Source records
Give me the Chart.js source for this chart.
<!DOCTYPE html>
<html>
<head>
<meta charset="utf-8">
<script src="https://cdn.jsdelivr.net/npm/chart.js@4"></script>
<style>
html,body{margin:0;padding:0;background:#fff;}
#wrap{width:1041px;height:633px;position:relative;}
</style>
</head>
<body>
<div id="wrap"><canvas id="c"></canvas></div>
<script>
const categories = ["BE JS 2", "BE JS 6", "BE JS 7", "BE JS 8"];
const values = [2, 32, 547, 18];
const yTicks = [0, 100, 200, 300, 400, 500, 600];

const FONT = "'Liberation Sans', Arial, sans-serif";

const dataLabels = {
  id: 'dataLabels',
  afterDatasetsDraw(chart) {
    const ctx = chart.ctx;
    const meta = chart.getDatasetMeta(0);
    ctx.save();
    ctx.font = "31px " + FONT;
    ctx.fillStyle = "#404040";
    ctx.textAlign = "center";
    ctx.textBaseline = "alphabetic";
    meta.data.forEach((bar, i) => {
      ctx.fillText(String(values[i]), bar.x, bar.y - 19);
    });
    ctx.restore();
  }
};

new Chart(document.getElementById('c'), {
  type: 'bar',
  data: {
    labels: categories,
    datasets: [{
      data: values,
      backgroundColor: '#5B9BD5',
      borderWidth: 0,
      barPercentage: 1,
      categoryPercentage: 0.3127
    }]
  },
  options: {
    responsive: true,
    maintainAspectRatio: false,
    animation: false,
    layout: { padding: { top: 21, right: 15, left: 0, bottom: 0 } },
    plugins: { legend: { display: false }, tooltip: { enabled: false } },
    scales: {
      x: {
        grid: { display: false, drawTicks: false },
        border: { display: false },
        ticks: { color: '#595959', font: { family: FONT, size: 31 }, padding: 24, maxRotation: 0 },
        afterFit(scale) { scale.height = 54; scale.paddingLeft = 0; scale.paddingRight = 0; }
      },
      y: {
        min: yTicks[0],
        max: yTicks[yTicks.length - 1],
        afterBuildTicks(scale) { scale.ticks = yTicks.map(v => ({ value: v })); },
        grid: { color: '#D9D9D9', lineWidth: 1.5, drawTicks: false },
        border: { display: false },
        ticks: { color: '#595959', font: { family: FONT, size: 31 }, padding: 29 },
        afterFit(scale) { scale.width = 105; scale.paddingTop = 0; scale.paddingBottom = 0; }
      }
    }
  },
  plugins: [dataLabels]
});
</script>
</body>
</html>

* * *

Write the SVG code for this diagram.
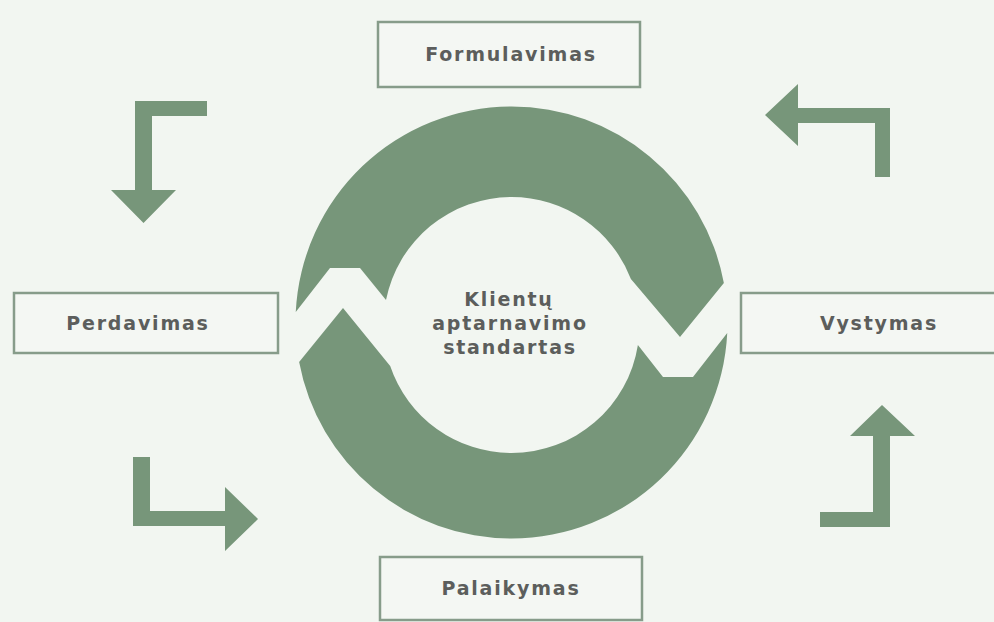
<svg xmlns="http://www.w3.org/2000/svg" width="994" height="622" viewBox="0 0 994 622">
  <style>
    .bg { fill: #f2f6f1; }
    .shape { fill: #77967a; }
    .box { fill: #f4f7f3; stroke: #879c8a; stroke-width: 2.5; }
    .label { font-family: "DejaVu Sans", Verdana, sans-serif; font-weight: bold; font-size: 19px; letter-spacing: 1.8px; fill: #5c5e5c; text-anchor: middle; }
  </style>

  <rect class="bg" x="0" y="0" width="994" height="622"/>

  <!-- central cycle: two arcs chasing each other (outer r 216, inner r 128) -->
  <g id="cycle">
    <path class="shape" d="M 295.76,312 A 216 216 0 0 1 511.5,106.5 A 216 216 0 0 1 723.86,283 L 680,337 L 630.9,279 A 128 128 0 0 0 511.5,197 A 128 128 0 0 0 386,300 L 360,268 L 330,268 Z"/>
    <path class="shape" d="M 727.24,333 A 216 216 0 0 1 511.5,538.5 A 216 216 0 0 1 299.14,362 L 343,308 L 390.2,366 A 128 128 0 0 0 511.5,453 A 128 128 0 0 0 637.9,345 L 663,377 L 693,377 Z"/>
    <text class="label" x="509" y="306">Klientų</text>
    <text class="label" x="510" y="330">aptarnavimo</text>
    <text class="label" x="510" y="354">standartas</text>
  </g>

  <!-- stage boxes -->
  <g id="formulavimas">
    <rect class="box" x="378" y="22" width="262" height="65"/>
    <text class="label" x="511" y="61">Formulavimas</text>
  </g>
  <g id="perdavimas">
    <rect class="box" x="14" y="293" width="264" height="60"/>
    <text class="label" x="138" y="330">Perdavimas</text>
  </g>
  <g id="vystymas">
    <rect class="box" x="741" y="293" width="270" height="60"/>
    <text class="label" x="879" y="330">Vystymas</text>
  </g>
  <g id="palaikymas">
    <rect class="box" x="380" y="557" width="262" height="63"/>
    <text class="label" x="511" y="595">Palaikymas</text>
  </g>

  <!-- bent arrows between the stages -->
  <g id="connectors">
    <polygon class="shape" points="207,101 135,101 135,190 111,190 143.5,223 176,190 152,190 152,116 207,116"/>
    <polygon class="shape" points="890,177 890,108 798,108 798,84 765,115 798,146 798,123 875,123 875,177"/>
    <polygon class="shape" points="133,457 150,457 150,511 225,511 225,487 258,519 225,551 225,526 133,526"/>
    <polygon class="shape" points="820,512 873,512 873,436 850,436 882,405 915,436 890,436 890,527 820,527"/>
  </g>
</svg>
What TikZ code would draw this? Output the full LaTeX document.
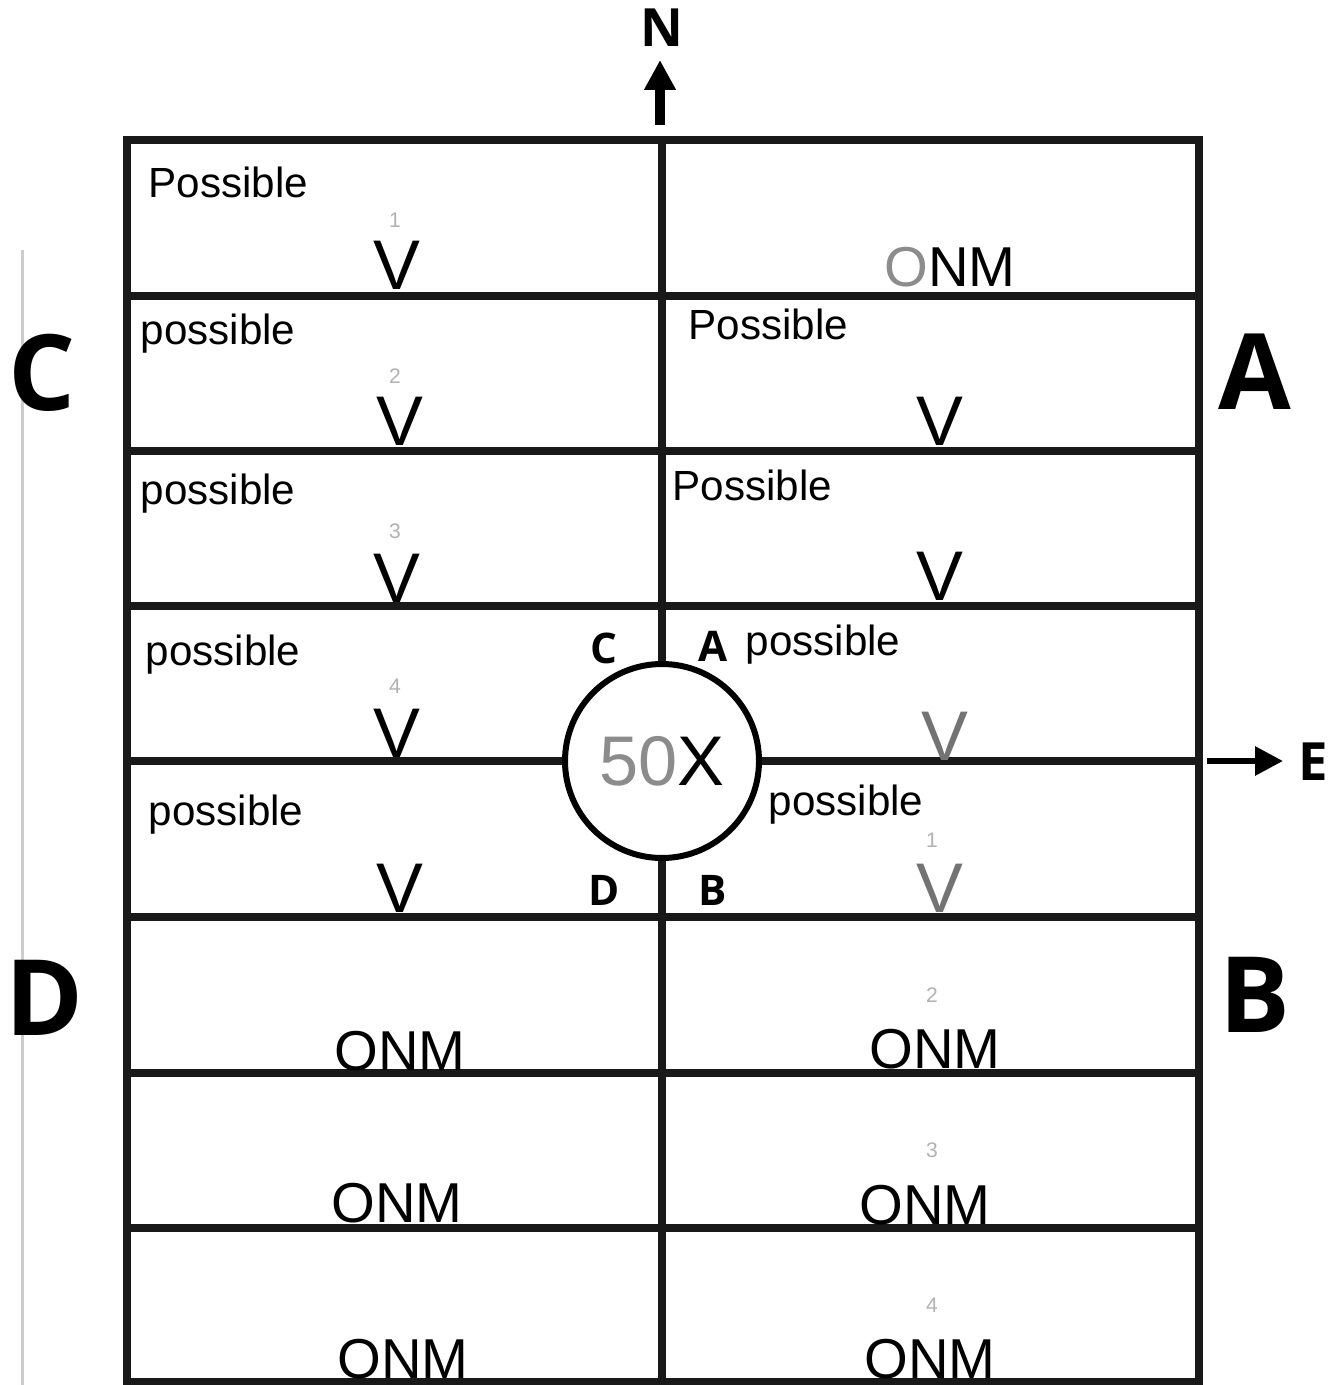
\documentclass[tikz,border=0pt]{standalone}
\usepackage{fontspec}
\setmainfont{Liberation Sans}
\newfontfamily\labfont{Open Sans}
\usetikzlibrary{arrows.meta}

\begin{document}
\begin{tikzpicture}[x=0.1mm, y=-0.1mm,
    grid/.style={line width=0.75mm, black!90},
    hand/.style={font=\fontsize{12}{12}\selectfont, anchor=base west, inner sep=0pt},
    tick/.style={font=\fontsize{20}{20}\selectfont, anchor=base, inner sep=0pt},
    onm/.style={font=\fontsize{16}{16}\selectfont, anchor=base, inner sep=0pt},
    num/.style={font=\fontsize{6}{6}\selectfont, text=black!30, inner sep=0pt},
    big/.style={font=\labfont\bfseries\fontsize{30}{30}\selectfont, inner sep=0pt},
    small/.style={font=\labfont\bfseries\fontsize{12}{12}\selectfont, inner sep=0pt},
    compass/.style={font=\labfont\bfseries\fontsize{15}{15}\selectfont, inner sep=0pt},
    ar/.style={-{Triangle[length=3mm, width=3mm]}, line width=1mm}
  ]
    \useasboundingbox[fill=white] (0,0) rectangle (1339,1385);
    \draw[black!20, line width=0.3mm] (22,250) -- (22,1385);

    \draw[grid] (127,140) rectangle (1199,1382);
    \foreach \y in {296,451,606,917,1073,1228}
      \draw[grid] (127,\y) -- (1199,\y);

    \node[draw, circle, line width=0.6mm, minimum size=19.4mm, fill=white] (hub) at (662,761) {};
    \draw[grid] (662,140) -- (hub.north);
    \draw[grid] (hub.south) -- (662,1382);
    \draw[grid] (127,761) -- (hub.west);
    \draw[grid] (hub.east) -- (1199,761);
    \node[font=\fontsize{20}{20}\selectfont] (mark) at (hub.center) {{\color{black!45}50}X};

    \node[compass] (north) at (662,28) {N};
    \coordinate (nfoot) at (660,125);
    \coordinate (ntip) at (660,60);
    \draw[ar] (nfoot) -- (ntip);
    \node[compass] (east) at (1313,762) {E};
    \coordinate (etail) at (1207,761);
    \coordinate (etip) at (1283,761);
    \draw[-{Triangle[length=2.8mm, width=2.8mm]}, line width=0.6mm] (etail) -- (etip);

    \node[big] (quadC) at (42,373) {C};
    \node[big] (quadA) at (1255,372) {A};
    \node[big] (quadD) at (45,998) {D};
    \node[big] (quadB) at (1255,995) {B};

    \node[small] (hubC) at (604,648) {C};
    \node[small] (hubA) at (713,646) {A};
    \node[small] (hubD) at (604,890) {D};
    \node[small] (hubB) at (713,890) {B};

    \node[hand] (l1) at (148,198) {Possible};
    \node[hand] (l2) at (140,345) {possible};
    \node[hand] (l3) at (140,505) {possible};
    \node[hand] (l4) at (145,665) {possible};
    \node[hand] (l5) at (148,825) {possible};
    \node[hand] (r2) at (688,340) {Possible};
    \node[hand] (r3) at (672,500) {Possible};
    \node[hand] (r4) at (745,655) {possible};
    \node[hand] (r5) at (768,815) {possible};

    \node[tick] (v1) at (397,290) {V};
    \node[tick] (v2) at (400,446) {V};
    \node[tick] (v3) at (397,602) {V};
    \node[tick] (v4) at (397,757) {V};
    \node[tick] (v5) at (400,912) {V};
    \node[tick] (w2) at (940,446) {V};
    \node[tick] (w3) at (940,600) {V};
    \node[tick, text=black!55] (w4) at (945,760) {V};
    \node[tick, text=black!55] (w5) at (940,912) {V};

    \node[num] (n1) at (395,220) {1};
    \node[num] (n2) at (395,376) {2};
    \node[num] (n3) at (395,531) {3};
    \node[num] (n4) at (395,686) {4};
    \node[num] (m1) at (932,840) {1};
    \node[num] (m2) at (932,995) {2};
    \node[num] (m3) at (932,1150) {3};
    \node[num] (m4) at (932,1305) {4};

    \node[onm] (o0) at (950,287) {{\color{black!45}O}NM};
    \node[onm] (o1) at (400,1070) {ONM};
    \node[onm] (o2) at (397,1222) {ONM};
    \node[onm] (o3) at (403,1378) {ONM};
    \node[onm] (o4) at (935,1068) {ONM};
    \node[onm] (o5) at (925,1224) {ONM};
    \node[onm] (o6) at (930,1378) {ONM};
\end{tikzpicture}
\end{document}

• [THE PROBLEM] Reproduce the data above exactly, but only the lines from the one showing "What TikZ code" through the one showing "(mark) at (hub.center)", with both ends kept and the pictures left out.

• [SOLUTION FOR THIS EXERCISE]
What TikZ code would draw this? Output the full LaTeX document.
\documentclass[tikz,border=0pt]{standalone}
\usepackage{fontspec}
\setmainfont{Liberation Sans}
\newfontfamily\labfont{Open Sans}
\usetikzlibrary{arrows.meta}

\begin{document}
\begin{tikzpicture}[x=0.1mm, y=-0.1mm,
    grid/.style={line width=0.75mm, black!90},
    hand/.style={font=\fontsize{12}{12}\selectfont, anchor=base west, inner sep=0pt},
    tick/.style={font=\fontsize{20}{20}\selectfont, anchor=base, inner sep=0pt},
    onm/.style={font=\fontsize{16}{16}\selectfont, anchor=base, inner sep=0pt},
    num/.style={font=\fontsize{6}{6}\selectfont, text=black!30, inner sep=0pt},
    big/.style={font=\labfont\bfseries\fontsize{30}{30}\selectfont, inner sep=0pt},
    small/.style={font=\labfont\bfseries\fontsize{12}{12}\selectfont, inner sep=0pt},
    compass/.style={font=\labfont\bfseries\fontsize{15}{15}\selectfont, inner sep=0pt},
    ar/.style={-{Triangle[length=3mm, width=3mm]}, line width=1mm}
  ]
    \useasboundingbox[fill=white] (0,0) rectangle (1339,1385);
    \draw[black!20, line width=0.3mm] (22,250) -- (22,1385);

    \draw[grid] (127,140) rectangle (1199,1382);
    \foreach \y in {296,451,606,917,1073,1228}
      \draw[grid] (127,\y) -- (1199,\y);

    \node[draw, circle, line width=0.6mm, minimum size=19.4mm, fill=white] (hub) at (662,761) {};
    \draw[grid] (662,140) -- (hub.north);
    \draw[grid] (hub.south) -- (662,1382);
    \draw[grid] (127,761) -- (hub.west);
    \draw[grid] (hub.east) -- (1199,761);
    \node[font=\fontsize{20}{20}\selectfont] (mark) at (hub.center) {{\color{black!45}50}X};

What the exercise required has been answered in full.